A Company can be artificially inflated by someone able to create attention but it is not a sustainable path to success.
Others singing your praises is so much more substantive than promoting yourself.
Answered 11 years ago
Having a great "personal brand" with loads of Twitter followers and a roster of conference speaking appearances pales in comparison to having legitimate, close connections to people who trust you and will vouch for you in any situation. Who are those people in your life? Who do they know whom you want to know? Ask for some introductions.
Frankly, a lot of social media and personal brand consultants are full of crap when they tell you to promote-promote-promote at all costs. When you're out giving keynote after keynote after keynote, you aren't building your product. Worse, it can also result in a startup brand that can't stand alone without its CEO, and for the long-term health of the company, you definitely don't want that.
Something you're going to want to consider is that while you don't like to be in the limelight, you may need to use some "limelight" tactics to build your company's reputation. I've seen a lot of successful cases in which a reserved or introverted entrepreneur makes sure that he/she has a reputable senior exec at the company -- maybe a CMO or marketing VP -- to be more "out there." You don't have to promote yourself, but somebody has to be promoting what you do. A respected advisor to your company can do this too in some cases.
Answered 11 years ago
Interview fellow experts. Do google hangouts with them. Audio calls. Post these in forums to get engagement. A thread with 20 replies and 250 views has a ton more credibility than a lonely blog post on your site. You are who you hang around. (Get 4 or 5 of these together and you can sell them as an information product!)

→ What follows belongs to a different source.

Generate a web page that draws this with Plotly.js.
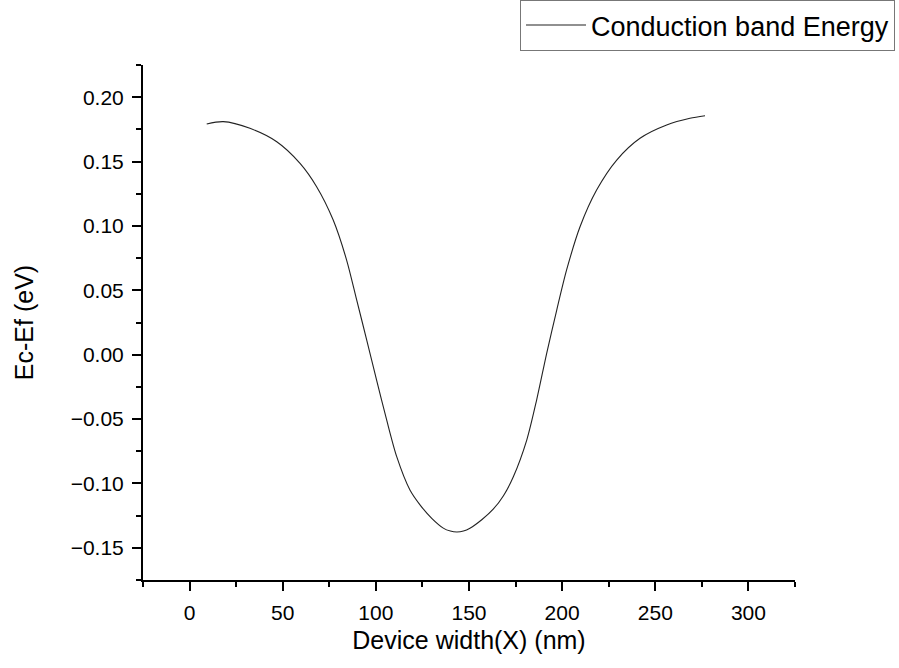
<!DOCTYPE html>
<html>
<head>
<meta charset="utf-8">
<script src="https://cdn.plot.ly/plotly-3.0.1.min.js"></script>
<style>html,body{margin:0;padding:0;background:#fff;}#chart{width:899px;height:668px;}</style>
</head>
<body>
<div id="chart"></div>
<script>
var seriesName = "Conduction band Energy";
var xValues = [9.2, 18.1, 32.4, 46.8, 59.3, 68.2, 77.1, 84.3, 89.7, 95.1, 100.4, 105.8, 111.2, 118.3, 124.0, 130.0, 136.2, 140.0, 143.5, 147.0, 150.5, 157.0, 163.0, 168.5, 173.8, 181.0, 186.3, 191.7, 197.1, 202.4, 209.6, 218.5, 229.3, 241.8, 256.1, 268.6, 276.7];
var yValues = [0.1792, 0.1810, 0.1758, 0.1654, 0.1486, 0.1305, 0.1046, 0.0735, 0.0425, 0.0114, -0.0197, -0.0507, -0.0792, -0.1051, -0.1172, -0.1271, -0.1347, -0.1370, -0.1377, -0.1370, -0.1348, -0.1280, -0.1200, -0.1095, -0.0948, -0.0663, -0.0352, 0.0011, 0.0347, 0.0658, 0.0994, 0.1279, 0.1512, 0.1681, 0.1784, 0.1836, 0.1856];
var xTitle = "Device width(X) (nm)";
var yTitle = "Ec-Ef (eV)";

var font = "Arial, 'Liberation Sans', sans-serif";
var trace = {
  x: xValues, y: yValues, type: 'scatter', mode: 'lines',
  name: seriesName,
  line: {color: '#222222', width: 1.1, shape: 'spline', smoothing: 0.8}
};
var axisCommon = {
  showline: true, linecolor: '#000', linewidth: 2, mirror: false,
  showgrid: false, zeroline: false,
  ticks: 'outside', ticklen: 9, tickwidth: 2, tickcolor: '#000',
  tickfont: {family: font, size: 21, color: '#000'},
  ticklabelstandoff: 4
};
var layout = {
  width: 899, height: 668,
  margin: {l: 143, r: 104, t: 65, b: 88, autoexpand: false},
  paper_bgcolor: '#fff', plot_bgcolor: '#fff',
  font: {family: font, color: '#000'},
  showlegend: true,
  legend: {
    x: 1.1534, y: 1.1262, xanchor: 'right', yanchor: 'top',
    bordercolor: '#777', borderwidth: 1, bgcolor: '#fff',
    font: {family: font, size: 27, color: '#000'},
    itemwidth: 60
  },
  xaxis: Object.assign({}, axisCommon, {
    range: [-25, 325], tick0: 0, dtick: 50,
    minor: {dtick: 25, tick0: 0, ticks: 'outside', ticklen: 5, tickwidth: 2, tickcolor: '#000'},
    title: {text: xTitle, font: {family: font, size: 25, color: '#000'}, standoff: 8}
  }),
  yaxis: Object.assign({}, axisCommon, {
    range: [-0.175, 0.225], tick0: 0, dtick: 0.05, tickformat: '.2f',
    minor: {dtick: 0.025, tick0: 0, ticks: 'outside', ticklen: 5, tickwidth: 2, tickcolor: '#000'},
    title: {text: yTitle, font: {family: font, size: 25, color: '#000'}, standoff: 30}
  })
};
Plotly.newPlot('chart', [trace], layout, {displayModeBar: false, staticPlot: true});
</script>
</body>
</html>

Get on radio and podcast interviews. Market these. They position you as the expert.
Publish a Kindle and/or Createspace book. This doesn't have to be lengthy; just answer a specific question in your field. Again, positioning. It's there...even if few people buy it. You can market it in your LinkedIn profile, your site, etc. and it boosts credibility just by being there.
Answered 11 years ago
Before building your credibility, make sure you accomplish some goals so that you gain experience from them. Failures are great since they teach you a lot.

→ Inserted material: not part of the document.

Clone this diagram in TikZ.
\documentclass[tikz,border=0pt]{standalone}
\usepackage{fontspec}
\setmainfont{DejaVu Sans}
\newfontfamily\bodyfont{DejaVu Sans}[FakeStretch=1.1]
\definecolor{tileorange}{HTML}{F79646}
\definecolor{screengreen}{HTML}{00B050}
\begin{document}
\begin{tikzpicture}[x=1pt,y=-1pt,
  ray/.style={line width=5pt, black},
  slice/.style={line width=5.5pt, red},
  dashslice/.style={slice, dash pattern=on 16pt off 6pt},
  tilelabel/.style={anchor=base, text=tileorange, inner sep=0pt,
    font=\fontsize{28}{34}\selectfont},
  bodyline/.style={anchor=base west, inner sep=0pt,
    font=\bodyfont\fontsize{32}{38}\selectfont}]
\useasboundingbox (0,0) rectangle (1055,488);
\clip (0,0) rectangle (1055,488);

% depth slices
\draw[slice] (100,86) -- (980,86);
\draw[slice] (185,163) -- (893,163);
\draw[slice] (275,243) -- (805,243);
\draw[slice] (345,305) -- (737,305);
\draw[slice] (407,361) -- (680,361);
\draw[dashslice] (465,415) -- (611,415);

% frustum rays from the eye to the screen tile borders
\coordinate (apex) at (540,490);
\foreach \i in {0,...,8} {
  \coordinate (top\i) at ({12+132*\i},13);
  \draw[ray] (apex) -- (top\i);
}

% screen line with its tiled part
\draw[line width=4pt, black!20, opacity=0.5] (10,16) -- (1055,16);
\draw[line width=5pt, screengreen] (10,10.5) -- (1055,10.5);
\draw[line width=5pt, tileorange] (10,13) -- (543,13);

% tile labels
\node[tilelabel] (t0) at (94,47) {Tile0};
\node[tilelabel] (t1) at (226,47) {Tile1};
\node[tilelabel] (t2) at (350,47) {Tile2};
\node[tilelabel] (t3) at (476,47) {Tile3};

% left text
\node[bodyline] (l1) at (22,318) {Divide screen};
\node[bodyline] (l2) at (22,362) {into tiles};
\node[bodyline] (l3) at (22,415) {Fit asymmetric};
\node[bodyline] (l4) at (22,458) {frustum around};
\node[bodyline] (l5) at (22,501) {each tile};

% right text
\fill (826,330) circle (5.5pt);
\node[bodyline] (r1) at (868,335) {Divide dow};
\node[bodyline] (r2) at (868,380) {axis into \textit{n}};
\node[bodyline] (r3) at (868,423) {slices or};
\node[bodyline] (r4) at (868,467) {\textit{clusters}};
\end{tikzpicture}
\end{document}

From there, build your online personal presence so that if anyone searches you on Linkedin or Google, they can find some information about you.
Then, join many groups online either on Linkedin, Facebook or other websites. From there, try helping people within the community that could benefit from your expertise.

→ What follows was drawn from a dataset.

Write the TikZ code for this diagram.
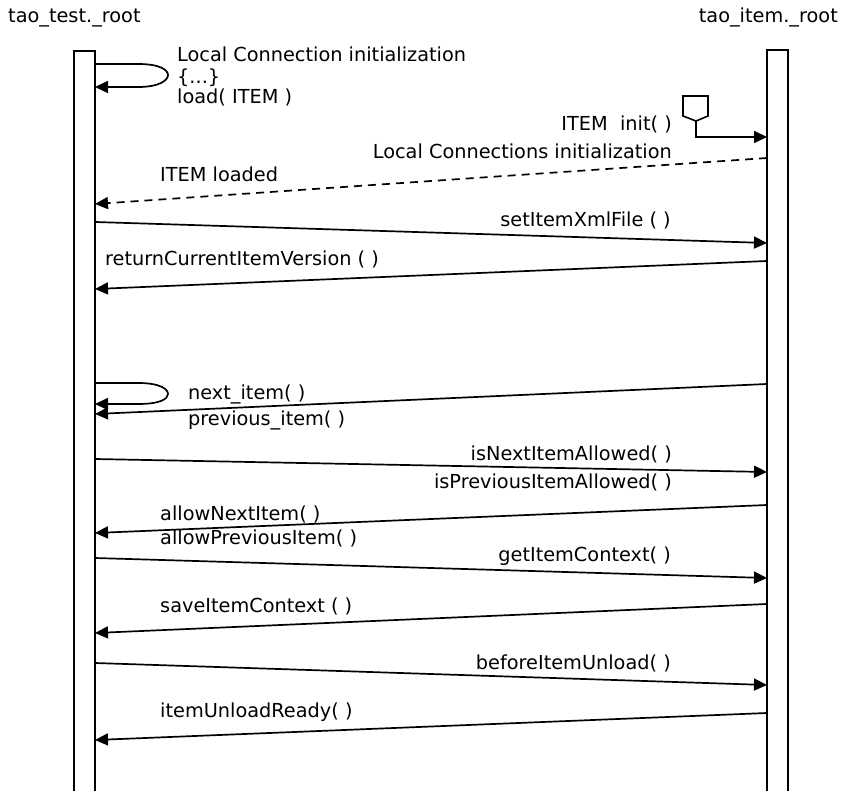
\documentclass[tikz,border=0pt]{standalone}
\usepackage{fontspec}
\setmainfont{DejaVu Sans}
\usetikzlibrary{arrows.meta}
\begin{document}
\begin{tikzpicture}[x=1pt,y=-1pt,
  lifeline/.style={draw,line width=1.8pt,minimum width=21pt,inner sep=0pt,outer sep=0pt},
  msg/.style={line width=1.7pt,-{Triangle[length=13pt,width=12pt]}},
  ret/.style={msg,dash pattern=on 8pt off 6pt},
  lbl/.style={inner sep=0pt,font=\fontsize{19.3}{22}\selectfont,text=black}]
\useasboundingbox (0,0) rectangle (845,791);
\fill[white] (0,0) rectangle (845,791);
% lifelines
\node[lifeline,minimum height=750pt] (L) at (84.5,426) {};
\node[lifeline,minimum height=752pt] (R) at (777.5,426) {};
% headings
\node[lbl,anchor=base west] (hL) at (8,23) {tao\_test.\_root};
\node[lbl,anchor=base east] (hR) at (838,23) {tao\_item.\_root};
% self loop 1
\draw[msg] (L.east |- 0,64) -- (138,64) .. controls (160,64) and (168,70) .. (168,75)
  .. controls (168,80) and (160,87) .. (138,87) -- (L.east |- 0,87);
\node[lbl,anchor=base west] (t1) at (177,62) {Local Connection initialization};
\node[lbl,anchor=base west] (t2) at (177,84) {\{...\}};
\node[lbl,anchor=base west] (t3) at (177,104) {load( ITEM )};
% init
\draw[line width=1.6pt] (683,96) -- (708,96) -- (708,116) -- (696,121) -- (683,116) -- cycle;
\coordinate (init) at (696,121);
\draw[msg] (init) -- (init |- 0,137) -- (R.west |- 0,137);
\node[lbl,anchor=base east] (t4) at (672,131) {ITEM\ \ init( )};
% dashed return
\draw[ret] (R.west |- 0,158) -- (L.east |- 0,204);
\node[lbl,anchor=base east] (t5) at (672,159) {Local Connections initialization};
\node[lbl,anchor=base west] (t6) at (160,182) {ITEM loaded};
% messages
\draw[msg] (L.east |- 0,222) -- (R.west |- 0,243);
\node[lbl,anchor=base east] (t7) at (671,227) {setItemXmlFile ( )};
\draw[msg] (R.west |- 0,261) -- (L.east |- 0,289);
\node[lbl,anchor=base west] (t8) at (105,266) {returnCurrentItemVersion ( )};
% self loop 2
\draw[msg] (L.east |- 0,383) -- (138,383) .. controls (160,383) and (168,389) .. (168,394)
  .. controls (168,399) and (160,404) .. (138,404) -- (L.east |- 0,404);
\draw[msg] (R.west |- 0,384) -- (L.east |- 0,414);
\node[lbl,anchor=base west] (t9) at (188,399) {next\_item( )};
\node[lbl,anchor=base west] (t10) at (188,425) {previous\_item( )};
\draw[msg] (L.east |- 0,459) -- (R.west |- 0,472);
\node[lbl,anchor=base east] (t11) at (672,460) {isNextItemAllowed( )};
\node[lbl,anchor=base east] (t12) at (672,488) {isPreviousItemAllowed( )};
\draw[msg] (R.west |- 0,505) -- (L.east |- 0,533);
\node[lbl,anchor=base west] (t13) at (160,520) {allowNextItem( )};
\node[lbl,anchor=base west] (t14) at (160,544) {allowPreviousItem( )};
\draw[msg] (L.east |- 0,558) -- (R.west |- 0,578);
\node[lbl,anchor=base east] (t15) at (671,561) {getItemContext( )};
\draw[msg] (R.west |- 0,604) -- (L.east |- 0,633);
\node[lbl,anchor=base west] (t16) at (160,612) {saveItemContext ( )};
\draw[msg] (L.east |- 0,663) -- (R.west |- 0,685);
\node[lbl,anchor=base east] (t17) at (671,669) {beforeItemUnload( )};
\draw[msg] (R.west |- 0,713) -- (L.east |- 0,740);
\node[lbl,anchor=base west] (t18) at (160,717) {itemUnloadReady( )};
\end{tikzpicture}
\end{document}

This is how I did it myself and it works great. Baby steps do help!
Hope this helps.
Answered 11 years ago
Deliver what you promise...whether it is in your business or personal life. Everyone can "talk"; everyone has "ideas" - the unique person is the one who can execute.
Answered 10 years ago
I hate to break it to you but you ARE your brand, especially in this day and age. Go join Toastmasters and get out of your protective shell. Take pride in what you do and see it as a calling. Once you get over yourself, there's no turning back. We're all human and no one is perfect. Stop putting pressure on yourself to be perfect and you'll do just fine in front of an audience.
Answered 11 years ago
Always remember that the first key to the personality of a brand is recognition, which is the sum of both spontaneous and suggested awareness. Without recognition, there is no brand, but it is not enough by itself to create it. The second important key is the perceived quality, which is quite different from the actual quality, since it is an emotional criterion whose value can be described as the extent to which the consumer perceives the quality of the brand, regardless of its basis. Finally, there is fidelity, which is the true scale to measure customer satisfaction. It is often said that it takes five times more advertising dollars to win over a new customer than to keep an old one. That is why it is so important that the brand generates a feeling of being both familiar and indispensable.